Continuous learning

How to learn from past incidents

Good vs better vs best practices for learning from past incidents in PagerDuty.

When Does This Matter/Problem Scenario

Every incident is an opportunity to learn and improve on systems, processes, or infrastructure.

Why You Should Care

Learning from past incidents helps teams identify root causes, strengthen processes, and prevent repeat failures, improving reliability over time. It also builds a culture of continuous improvement and shared knowledge, so everyone responds faster and smarter when the next incident occurs.

PagerDuty Practices

There are several approaches to learning from past incidents, ranging from simple documentation to comprehensive post-incident reviews and AI-assisted learning.

PagerDuty image

Description of Practices

Good

Add resolution notes to incidents to help future responders know what actions you took to resolve a similar incident in the past.

Better

Use PagerDuty Analytics (and/or PagerDuty’s Insights Agent) to assess incidents from the past week to feed weekly on-call handoff reviews. Use incident workflows to log post-incident action items in a ticketing system.

Best

For major incidents, conduct a full post-incident review and link post-incident action items to the review.
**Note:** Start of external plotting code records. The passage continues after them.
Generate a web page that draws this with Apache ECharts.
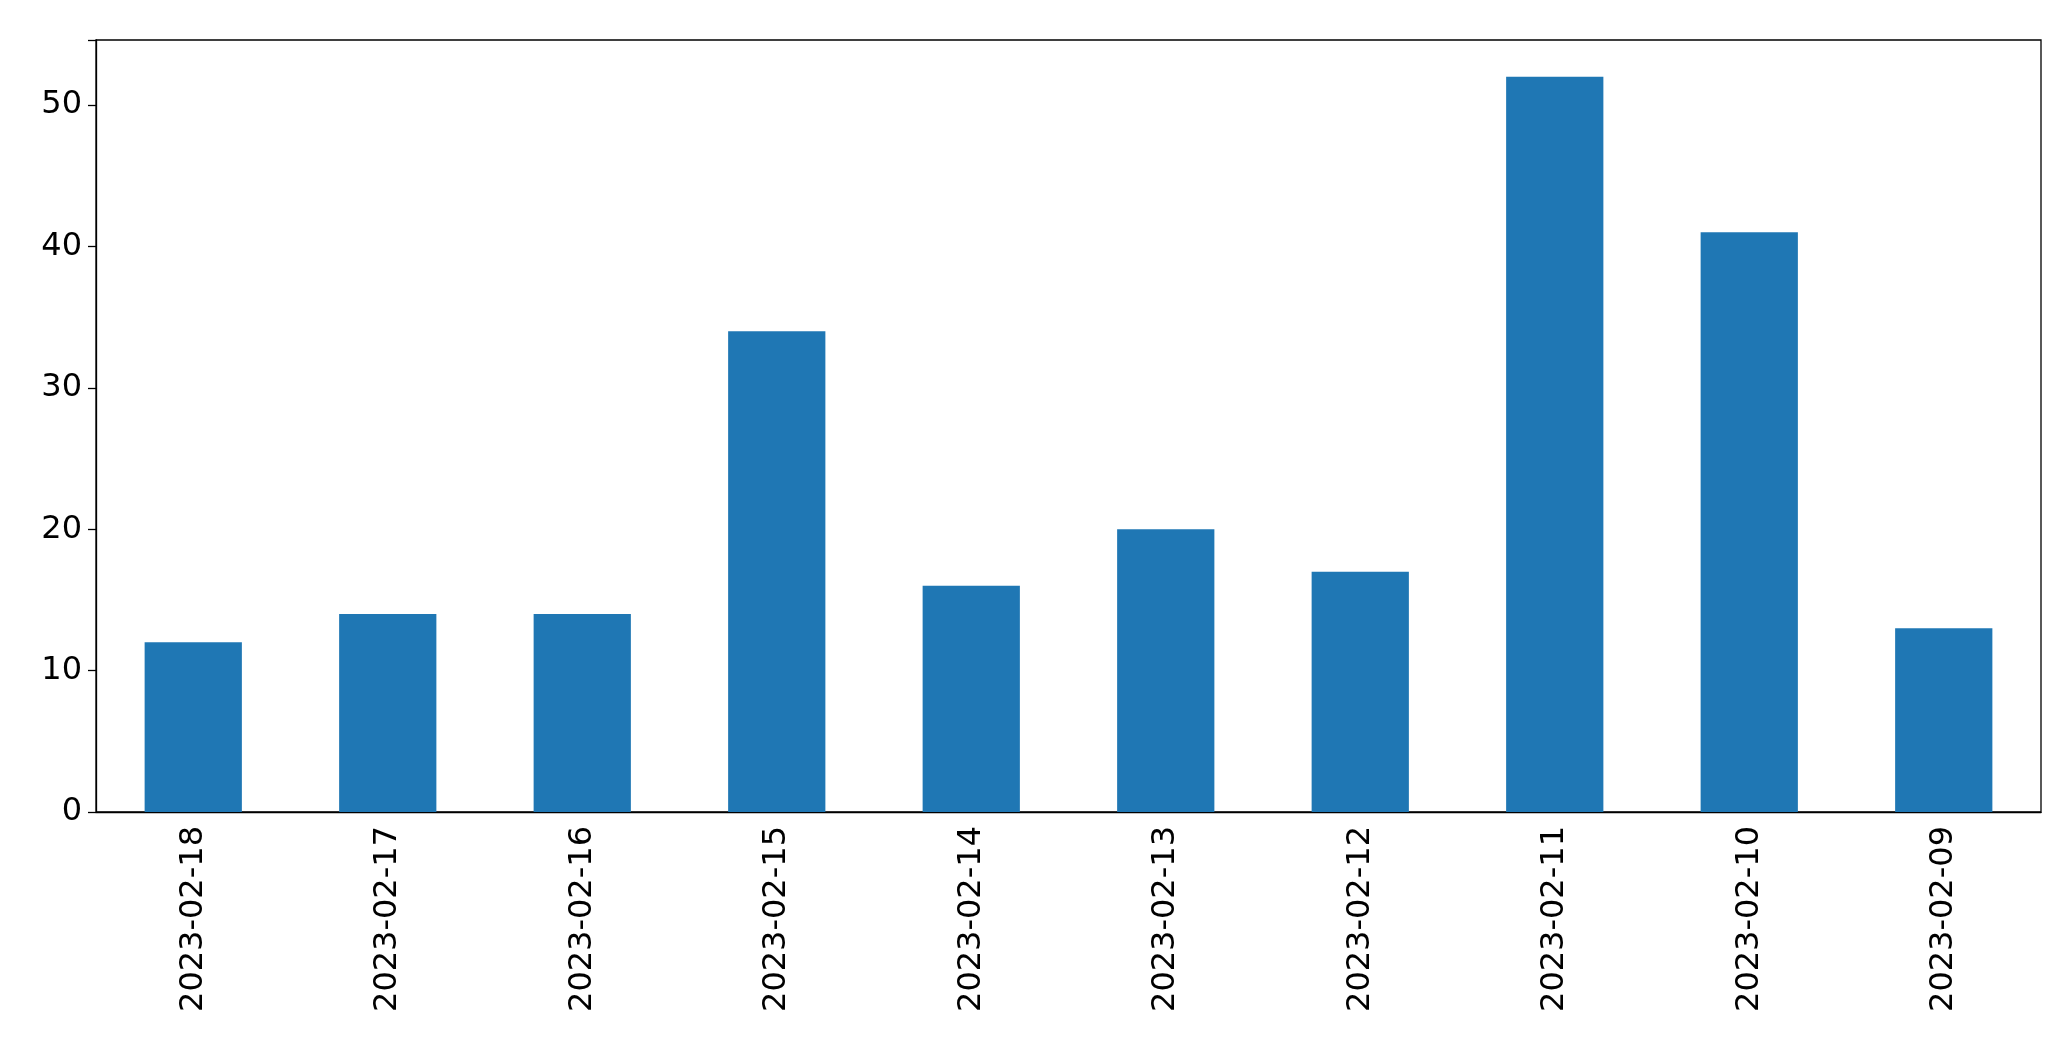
<!DOCTYPE html>
<html><head><meta charset="utf-8">
<script src="https://cdn.jsdelivr.net/npm/echarts@6/dist/echarts.min.js"></script>
<style>html,body{margin:0;padding:0;background:#fff}#c{width:2071px;height:1061px}</style>
</head><body><div id="c"></div>
<script>
const categories = ['2023-02-18','2023-02-17','2023-02-16','2023-02-15','2023-02-14','2023-02-13','2023-02-12','2023-02-11','2023-02-10','2023-02-09'];
const values = [12,14,14,34,16,20,17,52,41,13];
const yTicks = [0,10,20,30,40,50];
const chart = echarts.init(document.getElementById('c'));
const font = 'DejaVu Sans';
chart.setOption({
  animation:false,
  grid:{left:96,right:30,top:40,bottom:249,show:true,borderColor:'#000',borderWidth:1.3},
  xAxis:{type:'category',data:categories,
    axisLine:{lineStyle:{color:'#000',width:1.3}},
    axisTick:{alignWithLabel:true,length:8,lineStyle:{color:'#000',width:1.3}},
    axisLabel:{rotate:90,fontSize:32,color:'#000',fontFamily:font,margin:14,interval:0}},
  yAxis:{type:'value',min:0,max:54.6,interval:10,
    splitLine:{show:false},
    axisLine:{show:true,lineStyle:{color:'#000',width:1.3}},
    axisTick:{show:true,length:8,lineStyle:{color:'#000',width:1.3}},
    axisLabel:{fontSize:32,color:'#000',fontFamily:font,margin:14,
      formatter:v=>yTicks.includes(v)?String(v):''}},
  series:[{type:'bar',data:values,barWidth:'50%',itemStyle:{color:'#1f77b4'}}]
});
</script></body></html>
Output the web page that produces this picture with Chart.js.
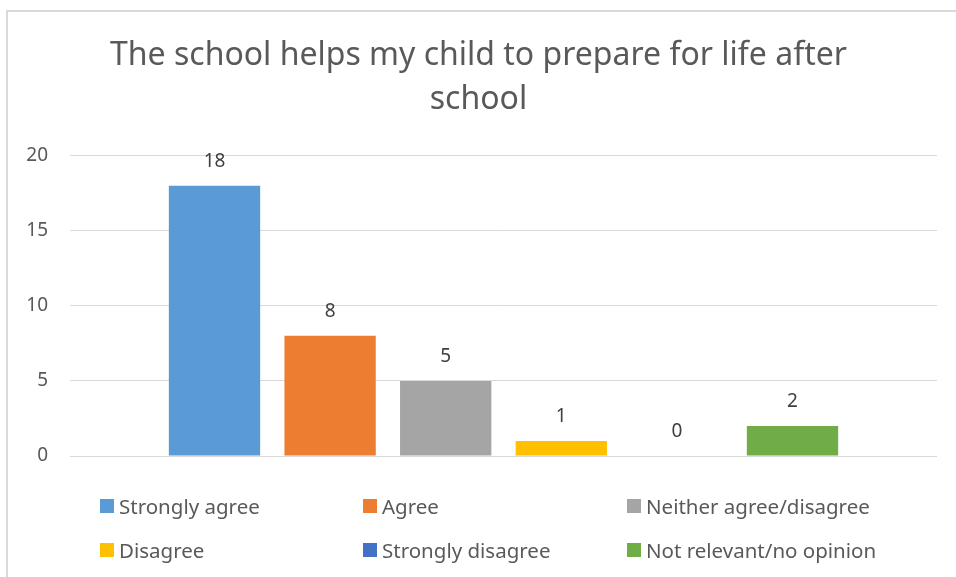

For day-to-day incidents, teach the SRE Agent what you did to troubleshoot and resolve the incident so that it can share those learnings with the next on-call.

To quickly collaborate on incidents, many Engineering teams at PagerDuty send their incident notifications to a dedicated team Slack channel to immediately thread conversations about an incident.

To immediately engage responders on specific incidents, the PagerDuty security team auto-triggers incident workflows that bring responders to a single slack channel with relevant incident data to begin troubleshooting.